══ Provided material ══

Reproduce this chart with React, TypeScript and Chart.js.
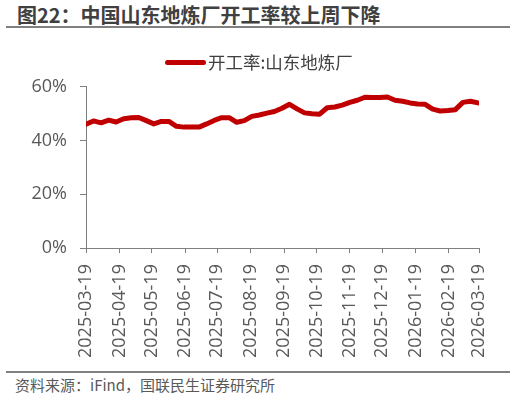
import React, { useEffect, useRef } from "react";
import { Chart, registerables } from "chart.js";

Chart.register(...registerables);

const TITLE = "图22：中国山东地炼厂开工率较上周下降";
const SOURCE = "资料来源：iFind，国联民生证券研究所";
const SERIES_NAME = "开工率:山东地炼厂";

const weekDates = [
  "2025-03-19", "2025-03-26", "2025-04-02", "2025-04-09", "2025-04-16", "2025-04-23", "2025-04-30",
  "2025-05-07", "2025-05-14", "2025-05-21", "2025-05-28", "2025-06-04", "2025-06-11", "2025-06-18",
  "2025-06-25", "2025-07-02", "2025-07-09", "2025-07-16", "2025-07-23", "2025-07-30", "2025-08-06",
  "2025-08-13", "2025-08-20", "2025-08-27", "2025-09-03", "2025-09-10", "2025-09-17", "2025-09-24",
  "2025-10-01", "2025-10-08", "2025-10-15", "2025-10-22", "2025-10-29", "2025-11-05", "2025-11-12",
  "2025-11-19", "2025-11-26", "2025-12-03", "2025-12-10", "2025-12-17", "2025-12-24", "2025-12-31",
  "2026-01-07", "2026-01-14", "2026-01-21", "2026-01-28", "2026-02-04", "2026-02-11", "2026-02-18",
  "2026-02-25", "2026-03-04", "2026-03-11", "2026-03-18",
];

const utilization = [
  46.1, 47.3, 46.6, 47.6, 46.9, 48.1, 48.5, 48.6, 47.4, 46.2,
  47.1, 47.1, 45.3, 45.0, 45.0, 45.0, 46.2, 47.5, 48.5, 48.5,
  46.8, 47.4, 49.0, 49.5, 50.2, 50.8, 52.0, 53.5, 51.8, 50.3,
  50.0, 49.8, 52.2, 52.5, 53.2, 54.2, 55.0, 56.1, 56.0, 56.0,
  56.2, 55.0, 54.6, 54.0, 53.6, 53.5, 51.7, 51.0, 51.2, 51.5,
  54.2, 54.6, 54.0,
];

const tickDates = [
  "2025-03-19", "2025-04-19", "2025-05-19", "2025-06-19", "2025-07-19", "2025-08-19", "2025-09-19",
  "2025-10-19", "2025-11-19", "2025-12-19", "2026-01-19", "2026-02-19", "2026-03-19",
];

const yTicks = [0, 20, 40, 60];

const RED = "#C00000";
const AXIS = "#808080";
const TEXT = "#595959";
const FONT = "'Open Sans', 'Noto Sans CJK SC', sans-serif";
const CJK = "'Noto Sans CJK SC', sans-serif";

const toDay = (s: string) => {
  const [y, m, d] = s.split("-").map(Number);
  const [y0, m0, d0] = tickDates[0].split("-").map(Number);
  return (Date.UTC(y, m - 1, d) - Date.UTC(y0, m0 - 1, d0)) / 86400000;
};

export default function App() {
  const ref = useRef<HTMLCanvasElement | null>(null);

  useEffect(() => {
    if (!ref.current) return;
    const tickDays = tickDates.map(toDay);
    const chart = new Chart(ref.current, {
      type: "line",
      data: {
        datasets: [
          {
            label: SERIES_NAME,
            data: weekDates.map((d, i) => ({ x: toDay(d), y: utilization[i] })),
            borderColor: RED,
            backgroundColor: RED,
            borderWidth: 5,
            pointRadius: 0,
            tension: 0,
            borderJoinStyle: "round",
            borderCapStyle: "round",
          },
        ],
      },
      options: {
        animation: false,
        responsive: false,
        devicePixelRatio: 1,
        layout: { padding: { left: 0, right: 37, top: 0, bottom: 0 } },
        plugins: {
          tooltip: { enabled: false },
          legend: { display: false },
        },
        scales: {
          x: {
            type: "linear",
            min: tickDays[0],
            max: tickDays[tickDays.length - 1],
            afterBuildTicks: (s: any) => {
              s.ticks = tickDays.map((v) => ({ value: v }));
            },
            grid: {
              drawOnChartArea: false,
              drawTicks: true,
              tickLength: 5,
              color: AXIS,
            },
            border: { color: AXIS, width: 1 },
            ticks: {
              autoSkip: false,
              minRotation: 90,
              maxRotation: 90,
              padding: 11,
              color: TEXT,
              font: { family: FONT, size: 18 },
              callback: (_v: any, i: number) => tickDates[i],
            },
          },
          y: {
            min: 0,
            max: 60,
            afterBuildTicks: (s: any) => {
              s.ticks = yTicks.map((v) => ({ value: v }));
            },
            afterFit: (s: any) => {
              s.width = 86;
            },
            grid: {
              drawOnChartArea: false,
              drawTicks: true,
              tickLength: 6,
              color: AXIS,
            },
            border: { color: AXIS, width: 1 },
            ticks: {
              padding: 13,
              color: TEXT,
              font: { family: FONT, size: 18 },
              callback: (v: any) => v + "%",
            },
          },
        },
      },
    });
    return () => chart.destroy();
  }, []);

  return (
    <div
      style={{
        position: "fixed",
        left: 0,
        top: 0,
        width: 516,
        height: 400,
        background: "#fff",
        overflow: "hidden",
      }}
    >
      <div
        style={{
          position: "absolute",
          left: 17,
          top: 4,
          fontFamily: CJK,
          fontWeight: 700,
          fontSize: 20,
          lineHeight: "22px",
          color: "#404040",
          whiteSpace: "nowrap",
        }}
      >
        {TITLE}
      </div>
      <div style={{ position: "absolute", left: 6, top: 26, width: 504, height: 2, background: AXIS }} />
      <canvas
        ref={ref}
        width={516}
        height={306}
        style={{ position: "absolute", left: 0, top: 63, width: 516, height: 306 }}
      />
      <div
        style={{
          position: "absolute",
          left: 165,
          top: 52,
          height: 20,
          display: "flex",
          alignItems: "center",
          whiteSpace: "nowrap",
        }}
      >
        <div style={{ width: 41, height: 5, borderRadius: 3, background: RED, marginRight: 2 }} />
        <span style={{ fontFamily: CJK, fontSize: 17.5, lineHeight: "20px", color: "#404040" }}>
          {SERIES_NAME}
        </span>
      </div>
      <div style={{ position: "absolute", left: 6, top: 371, width: 504, height: 2, background: AXIS }} />
      <div
        style={{
          position: "absolute",
          left: 15,
          top: 376,
          fontFamily: CJK,
          fontSize: 15,
          lineHeight: "18px",
          color: TEXT,
          whiteSpace: "nowrap",
        }}
      >
        {SOURCE}
      </div>
    </div>
  );
}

═══

Description of the task: Transcribe the full listing above exactly, with the images removed.

The reply:
Reproduce this chart with React, TypeScript and Chart.js.
import React, { useEffect, useRef } from "react";
import { Chart, registerables } from "chart.js";

Chart.register(...registerables);

const TITLE = "图22：中国山东地炼厂开工率较上周下降";
const SOURCE = "资料来源：iFind，国联民生证券研究所";
const SERIES_NAME = "开工率:山东地炼厂";

const weekDates = [
  "2025-03-19", "2025-03-26", "2025-04-02", "2025-04-09", "2025-04-16", "2025-04-23", "2025-04-30",
  "2025-05-07", "2025-05-14", "2025-05-21", "2025-05-28", "2025-06-04", "2025-06-11", "2025-06-18",
  "2025-06-25", "2025-07-02", "2025-07-09", "2025-07-16", "2025-07-23", "2025-07-30", "2025-08-06",
  "2025-08-13", "2025-08-20", "2025-08-27", "2025-09-03", "2025-09-10", "2025-09-17", "2025-09-24",
  "2025-10-01", "2025-10-08", "2025-10-15", "2025-10-22", "2025-10-29", "2025-11-05", "2025-11-12",
  "2025-11-19", "2025-11-26", "2025-12-03", "2025-12-10", "2025-12-17", "2025-12-24", "2025-12-31",
  "2026-01-07", "2026-01-14", "2026-01-21", "2026-01-28", "2026-02-04", "2026-02-11", "2026-02-18",
  "2026-02-25", "2026-03-04", "2026-03-11", "2026-03-18",
];

const utilization = [
  46.1, 47.3, 46.6, 47.6, 46.9, 48.1, 48.5, 48.6, 47.4, 46.2,
  47.1, 47.1, 45.3, 45.0, 45.0, 45.0, 46.2, 47.5, 48.5, 48.5,
  46.8, 47.4, 49.0, 49.5, 50.2, 50.8, 52.0, 53.5, 51.8, 50.3,
  50.0, 49.8, 52.2, 52.5, 53.2, 54.2, 55.0, 56.1, 56.0, 56.0,
  56.2, 55.0, 54.6, 54.0, 53.6, 53.5, 51.7, 51.0, 51.2, 51.5,
  54.2, 54.6, 54.0,
];

const tickDates = [
  "2025-03-19", "2025-04-19", "2025-05-19", "2025-06-19", "2025-07-19", "2025-08-19", "2025-09-19",
  "2025-10-19", "2025-11-19", "2025-12-19", "2026-01-19", "2026-02-19", "2026-03-19",
];

const yTicks = [0, 20, 40, 60];

const RED = "#C00000";
const AXIS = "#808080";
const TEXT = "#595959";
const FONT = "'Open Sans', 'Noto Sans CJK SC', sans-serif";
const CJK = "'Noto Sans CJK SC', sans-serif";

const toDay = (s: string) => {
  const [y, m, d] = s.split("-").map(Number);
  const [y0, m0, d0] = tickDates[0].split("-").map(Number);
  return (Date.UTC(y, m - 1, d) - Date.UTC(y0, m0 - 1, d0)) / 86400000;
};

export default function App() {
  const ref = useRef<HTMLCanvasElement | null>(null);

  useEffect(() => {
    if (!ref.current) return;
    const tickDays = tickDates.map(toDay);
    const chart = new Chart(ref.current, {
      type: "line",
      data: {
        datasets: [
          {
            label: SERIES_NAME,
            data: weekDates.map((d, i) => ({ x: toDay(d), y: utilization[i] })),
            borderColor: RED,
            backgroundColor: RED,
            borderWidth: 5,
            pointRadius: 0,
            tension: 0,
            borderJoinStyle: "round",
            borderCapStyle: "round",
          },
        ],
      },
      options: {
        animation: false,
        responsive: false,
        devicePixelRatio: 1,
        layout: { padding: { left: 0, right: 37, top: 0, bottom: 0 } },
        plugins: {
          tooltip: { enabled: false },
          legend: { display: false },
        },
        scales: {
          x: {
            type: "linear",
            min: tickDays[0],
            max: tickDays[tickDays.length - 1],
            afterBuildTicks: (s: any) => {
              s.ticks = tickDays.map((v) => ({ value: v }));
            },
            grid: {
              drawOnChartArea: false,
              drawTicks: true,
              tickLength: 5,
              color: AXIS,
            },
            border: { color: AXIS, width: 1 },
            ticks: {
              autoSkip: false,
              minRotation: 90,
              maxRotation: 90,
              padding: 11,
              color: TEXT,
              font: { family: FONT, size: 18 },
              callback: (_v: any, i: number) => tickDates[i],
            },
          },
          y: {
            min: 0,
            max: 60,
            afterBuildTicks: (s: any) => {
              s.ticks = yTicks.map((v) => ({ value: v }));
            },
            afterFit: (s: any) => {
              s.width = 86;
            },
            grid: {
              drawOnChartArea: false,
              drawTicks: true,
              tickLength: 6,
              color: AXIS,
            },
            border: { color: AXIS, width: 1 },
            ticks: {
              padding: 13,
              color: TEXT,
              font: { family: FONT, size: 18 },
              callback: (v: any) => v + "%",
            },
          },
        },
      },
    });
    return () => chart.destroy();
  }, []);

  return (
    <div
      style={{
        position: "fixed",
        left: 0,
        top: 0,
        width: 516,
        height: 400,
        background: "#fff",
        overflow: "hidden",
      }}
    >
      <div
        style={{
          position: "absolute",
          left: 17,
          top: 4,
          fontFamily: CJK,
          fontWeight: 700,
          fontSize: 20,
          lineHeight: "22px",
          color: "#404040",
          whiteSpace: "nowrap",
        }}
      >
        {TITLE}
      </div>
      <div style={{ position: "absolute", left: 6, top: 26, width: 504, height: 2, background: AXIS }} />
      <canvas
        ref={ref}
        width={516}
        height={306}
        style={{ position: "absolute", left: 0, top: 63, width: 516, height: 306 }}
      />
      <div
        style={{
          position: "absolute",
          left: 165,
          top: 52,
          height: 20,
          display: "flex",
          alignItems: "center",
          whiteSpace: "nowrap",
        }}
      >
        <div style={{ width: 41, height: 5, borderRadius: 3, background: RED, marginRight: 2 }} />
        <span style={{ fontFamily: CJK, fontSize: 17.5, lineHeight: "20px", color: "#404040" }}>
          {SERIES_NAME}
        </span>
      </div>
      <div style={{ position: "absolute", left: 6, top: 371, width: 504, height: 2, background: AXIS }} />
      <div
        style={{
          position: "absolute",
          left: 15,
          top: 376,
          fontFamily: CJK,
          fontSize: 15,
          lineHeight: "18px",
          color: TEXT,
          whiteSpace: "nowrap",
        }}
      >
        {SOURCE}
      </div>
    </div>
  );
}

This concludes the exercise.